Sus hijas participan de distintas formas. A veces ayudan con los rostros de los personajes, otras con ideas o soluciones cuando algo no sale bien. Gaby Arana cuenta que su mamá aprovecha cualquier momento libre para adelantar trabajo. Se queja, se cansa, pero vuelve: "Yo veo que a pesar de que aquí en la casa hace mil cosas y anda de un lado para otro. Hace un tiempo y dice, ¿sabes qué? ya es la hora: me voy a ir a hacer mis piñatas", dice.
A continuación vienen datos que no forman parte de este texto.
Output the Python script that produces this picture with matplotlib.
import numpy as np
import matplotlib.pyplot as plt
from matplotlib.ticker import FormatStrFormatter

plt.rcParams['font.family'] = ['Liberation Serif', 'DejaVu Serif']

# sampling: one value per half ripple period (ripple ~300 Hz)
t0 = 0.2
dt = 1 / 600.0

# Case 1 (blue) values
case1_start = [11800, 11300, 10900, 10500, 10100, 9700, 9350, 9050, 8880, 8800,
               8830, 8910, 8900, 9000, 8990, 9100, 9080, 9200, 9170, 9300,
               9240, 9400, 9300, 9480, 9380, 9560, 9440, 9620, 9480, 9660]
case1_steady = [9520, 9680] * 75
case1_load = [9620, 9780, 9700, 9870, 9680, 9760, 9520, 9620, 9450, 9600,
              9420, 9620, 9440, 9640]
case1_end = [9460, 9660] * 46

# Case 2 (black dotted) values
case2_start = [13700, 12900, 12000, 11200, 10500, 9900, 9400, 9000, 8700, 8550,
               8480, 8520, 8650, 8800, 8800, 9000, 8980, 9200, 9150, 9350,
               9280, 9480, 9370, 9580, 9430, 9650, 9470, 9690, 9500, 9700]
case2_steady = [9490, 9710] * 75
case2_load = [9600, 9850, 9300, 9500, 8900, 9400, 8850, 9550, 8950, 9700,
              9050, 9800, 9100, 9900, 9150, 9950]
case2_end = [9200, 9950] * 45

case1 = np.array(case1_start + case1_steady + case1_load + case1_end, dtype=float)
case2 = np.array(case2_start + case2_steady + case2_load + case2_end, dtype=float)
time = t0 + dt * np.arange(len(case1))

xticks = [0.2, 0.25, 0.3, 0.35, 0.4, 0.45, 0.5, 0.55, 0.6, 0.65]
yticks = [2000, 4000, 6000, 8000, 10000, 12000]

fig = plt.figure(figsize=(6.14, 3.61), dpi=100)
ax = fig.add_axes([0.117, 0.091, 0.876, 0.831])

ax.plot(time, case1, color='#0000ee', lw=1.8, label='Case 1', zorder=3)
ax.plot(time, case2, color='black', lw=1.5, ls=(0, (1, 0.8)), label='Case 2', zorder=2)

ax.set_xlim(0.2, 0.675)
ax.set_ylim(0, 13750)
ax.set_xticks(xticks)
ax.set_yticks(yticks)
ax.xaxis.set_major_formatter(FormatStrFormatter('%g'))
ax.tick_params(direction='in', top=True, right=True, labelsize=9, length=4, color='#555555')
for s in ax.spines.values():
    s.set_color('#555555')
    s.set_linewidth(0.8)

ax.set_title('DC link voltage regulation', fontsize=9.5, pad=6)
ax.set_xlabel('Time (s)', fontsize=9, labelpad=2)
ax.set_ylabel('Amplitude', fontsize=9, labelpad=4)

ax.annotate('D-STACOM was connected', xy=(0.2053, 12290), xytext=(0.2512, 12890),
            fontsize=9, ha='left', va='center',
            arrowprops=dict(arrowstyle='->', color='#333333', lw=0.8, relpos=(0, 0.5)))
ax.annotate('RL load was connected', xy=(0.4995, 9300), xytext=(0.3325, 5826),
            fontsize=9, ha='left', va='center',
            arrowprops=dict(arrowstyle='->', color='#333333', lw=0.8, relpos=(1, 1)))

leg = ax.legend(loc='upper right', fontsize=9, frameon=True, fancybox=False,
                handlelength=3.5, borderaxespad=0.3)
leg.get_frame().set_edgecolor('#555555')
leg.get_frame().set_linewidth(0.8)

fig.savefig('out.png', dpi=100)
Ilithya Arana observa un crecimiento claro en su mamá, aunque reconoce que a veces no se lo cree. Habla del síndrome del impostor, de esa dificultad para reconocer lo bien que hace su trabajo: "Yo le diría que note que ha hecho mucha diferencia de cómo empezó a cómo lo hace ahora. Y que ha aprendido muchas técnicas o formas que ella misma se ha dado cuenta que le funcionan. Que las hace más rápido, que le quedan mucho mejor y que hasta ella misma en el proceso se le ocurren detalles extra para hacerlo ver aún más bonito. Y pues que se sienta muy feliz por lo que ella hace. Porque lo hace muy bien". 

Ambas coinciden en algo: están orgullosas de su mamá, no solo por las piñatas, sino por su creatividad y su capacidad para resolver en la vida. "La verdad es que estoy muy feliz por verla feliz en todo lo que hace. Se lo admiro mucho porque nos ha hecho que nosotros también seamos así. Entonces, la verdad es una habilidad que te abre puertas", expresan.

Lo que queda

Cada piñata es un objeto efímero. Se rompe rápido. Pero antes de eso, concentra días de trabajo, decisiones y cuidado. En cada una queda algo de Mónica Arana Rangel: su tiempo, su paciencia y una forma de resistir en un oficio que no siempre es valorado, pero que sigue vivo porque alguien decidió, hace más de 40 años, hacerlo con las manos y seguir haciéndolo con pasión y cariño.